Source: Figure adapted from Hernán (2004)

Graphical explanation of ‘association versus causation’ using the example of a hospital merger as a health system intervention. Study outcome: Hospital readmissions. ‘Association’ compares relationships in subsets of a study population, indicated by the separated triangles. For example, one compares the risk of hospital readmissions among patients treated in a region with a hospital merger and among patients treated in a region without a hospital merger. ‘Causation’ compares situations (i.e. ‘what-if’ questions) between hypothetical study populations. For example, one compares hospital readmissions in a population where every patient would have been treated in a region with a hospital merger with a population where every patient would have been treated in the same region, but without a hospital merger

The difference between the derived causal effect RDCausal and the associational effect RDAssociational leads to the famous ‘association is not causation’ adage.

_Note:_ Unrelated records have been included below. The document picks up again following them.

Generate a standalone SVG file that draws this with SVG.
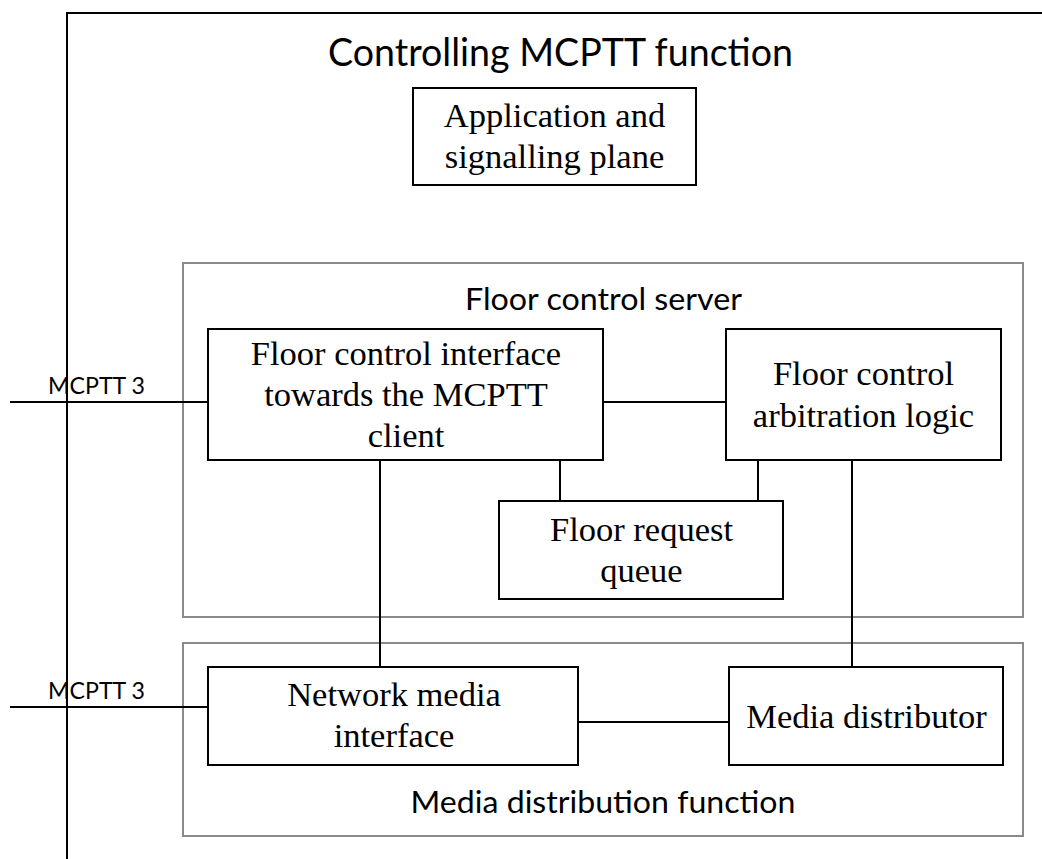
<svg xmlns="http://www.w3.org/2000/svg" width="1042" height="859" viewBox="0 0 1042 859">
<style>
.bg{fill:#ffffff}
.frame{fill:none;stroke:#000;stroke-width:2}
.grp{fill:none;stroke:#8a8a8a;stroke-width:2}
.box{fill:#fff;stroke:#000;stroke-width:2}
.conn{fill:none;stroke:#000;stroke-width:2}
.serif{font-family:"Liberation Serif","Times New Roman",serif;font-size:34.5px;fill:#000;text-anchor:middle}
.sans{font-family:Lato,"Liberation Sans",sans-serif;fill:#000}
</style>
<rect class="bg" x="0" y="0" width="1042" height="859"/>
<g id="controlling-mcptt-function">
  <path class="frame" d="M67,859 V13 H1042"/>
  <text class="sans" x="560.5" y="66" font-size="38" text-anchor="middle" textLength="465" lengthAdjust="spacingAndGlyphs">Controlling MCPTT function</text>
</g>
<g id="floor-control-server">
  <rect class="grp" x="183" y="263" width="840" height="354"/>
  <text class="sans" x="603.5" y="310" font-size="31.5" text-anchor="middle" textLength="277" lengthAdjust="spacingAndGlyphs">Floor control server</text>
</g>
<g id="media-distribution-function">
  <rect class="grp" x="183" y="643" width="840" height="193"/>
  <text class="sans" x="603" y="813" font-size="31.5" text-anchor="middle" textLength="385" lengthAdjust="spacingAndGlyphs">Media distribution function</text>
</g>
<g id="connectors">
  <line class="conn" x1="10" y1="402" x2="208" y2="402"/>
  <line class="conn" x1="10" y1="707" x2="208" y2="707"/>
  <line class="conn" x1="603" y1="402" x2="726" y2="402"/>
  <line class="conn" x1="560" y1="460" x2="560" y2="501"/>
  <line class="conn" x1="758" y1="460" x2="758" y2="501"/>
  <line class="conn" x1="380" y1="460" x2="380" y2="667"/>
  <line class="conn" x1="852" y1="460" x2="852" y2="667"/>
  <line class="conn" x1="578" y1="722" x2="729" y2="722"/>
  <text class="sans" x="48" y="393.5" font-size="23" textLength="97" lengthAdjust="spacingAndGlyphs">MCPTT 3</text>
  <text class="sans" x="48" y="699" font-size="23" textLength="97" lengthAdjust="spacingAndGlyphs">MCPTT 3</text>
</g>
<g id="application-signalling-plane">
  <rect class="box" x="413" y="88" width="283" height="97"/>
  <text class="serif" x="554.5" y="127">Application and</text>
  <text class="serif" x="554.5" y="168">signalling plane</text>
</g>
<g id="floor-control-interface">
  <rect class="box" x="208" y="329" width="395" height="131"/>
  <text class="serif" x="406" y="365">Floor control interface</text>
  <text class="serif" x="406" y="406">towards the MCPTT</text>
  <text class="serif" x="406" y="447">client</text>
</g>
<g id="floor-control-arbitration-logic">
  <rect class="box" x="726" y="329" width="275" height="131"/>
  <text class="serif" x="863.5" y="385">Floor control</text>
  <text class="serif" x="863.5" y="426.5">arbitration logic</text>
</g>
<g id="floor-request-queue">
  <rect class="box" x="499" y="501" width="284" height="98"/>
  <text class="serif" x="641.5" y="541">Floor request</text>
  <text class="serif" x="641.5" y="582">queue</text>
</g>
<g id="network-media-interface">
  <rect class="box" x="208" y="667" width="370" height="98"/>
  <text class="serif" x="394" y="706">Network media</text>
  <text class="serif" x="394" y="747">interface</text>
</g>
<g id="media-distributor">
  <rect class="box" x="729" y="667" width="274" height="98"/>
  <text class="serif" x="866.5" y="728">Media distributor</text>
</g>
</svg>
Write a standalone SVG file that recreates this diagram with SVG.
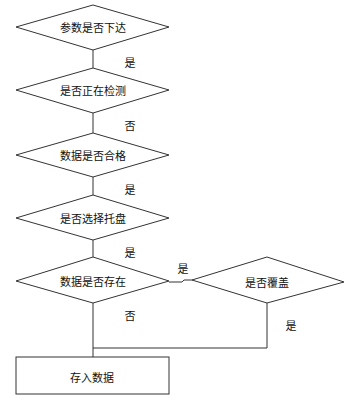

Likely because of this adage, many researchers in HSR avoid any causal terminology, especially when they use ‘only’ observational data (Hernán 2018). They argue that the above comparison of outcomes between an ‘intervention’ and a ‘control’ region does not allow for any causal conclusions because the regions differ in several ways, for example, due to the case mix of treated patients, the skill-grade mix of medical personnel or the availability of health care services. When a study design randomly allocates patients before hospital entry to either the HM region or the control region (and patients and health care providers perfectly comply with that assignment), researchers would interpret statistical findings as causal. But in fact, many studies in HSR are observational studies without a random allocation of patients to treatment groups. Still, often only ‘descriptive’ and ‘modeling’ approaches are then used to support decision-making in health systems, even if the background is inherently causal. Whether the reported effect measure should be used from a causal inference approach or from descriptive and modeling approaches strongly depends on the intended HSR question.

How can researchers integrate ‘causality’ in HSR? Our above introduced components of a framework for causal inference is the backbone for modern causal inference. Modern causal inference allows for inference which mimics a situation as if patients would have been assigned by random allocation, despite using an observational study design. Topics for recent calls of causal inference approaches in HSR include, for example, comparative effectiveness research, payment scheme evaluations, health care utilization or the use of simulation studies (see Table 2). Principles of modern causal inference are described and explained in several textbooks (van der Laan and Sherri 2011; Pearl et al. 2016; Hernán and Robins 2020).

Table 2 Selected study examples using causal inferences approaches in health services research

Discussion

In the present Hints and Kinks, we introduced components for a principled framework for causal inference in HSR. Because ‘causal inference’ is conceptually different from ‘description’ or ‘modeling’, HSR needs the integration of a causal inference framework which includes a specific notation, definitions and analysis techniques to extend the traditional tasks of ‘description’ and ‘modeling’. Public health decision-making which solely relies on associational effect measures might lead to inappropriate decisions because questions about optimal decision-making are inherently causal. We plea that students and researchers in the field of HSR are aware of the different available frameworks to successfully address ‘description’, ‘modeling’ and ‘causal inference’, depending on the intended research question.